I don’t care if you agree with my evaluations of a film’s merits or not. I care that you have the wherewithal to communicate your thoughts on the matter in a way that other people can understand.
“I liked it. So shut up.” is useless.
Figure out why you liked a film. Learn about cinema so that you have the language to explain your reactions coherently. Communicate what you feel and think. Listen to other people’s thoughts and give them consideration. If you disagree, allow that to be interesting, not painful. You don’t have to agree with people to respect them and their opinions.
When I write here, anything interesting I’m sharing is my opinion, not true writ. You disagree with me? Nothing could make me happier.
* [I suspect this tragedy will turn out to not have anything much to do with Batman, or Christopher Nolan’s interpretation of the Batman mythos. It will probably have much more to do with inadequate mental health care and lax gun laws in America. Regardless, I can’t write this post today without mentioning how ghastly last night’s killings were.

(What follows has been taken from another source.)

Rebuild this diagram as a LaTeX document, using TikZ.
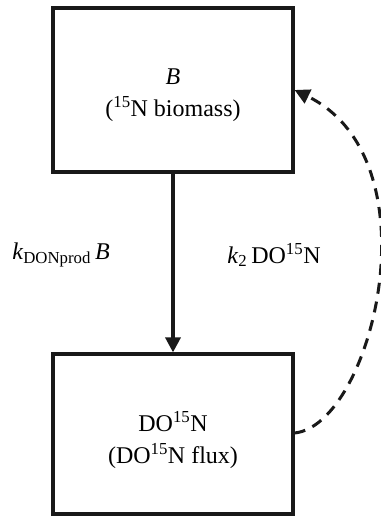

The idea that someone can vent their anger at the world using firearms, yet again, and the national debate is about abortion and not murder makes me apoplectic. Saying my heart goes out to those affected just seems so lame and impotent. I’m sorry that I haven’t yet been able to do more to make sacred things—like going to the movies, or the baseball game, or to school—events that could end your life. All so some douche who thinks owning a rifle will keep the government from forcing him or her to pay taxes can cock-a-doodle-doo. If that’s what the 2nd Amendment says (it isn’t), then the 2nd Amendment is wrong and we need to change it. That is my opinion.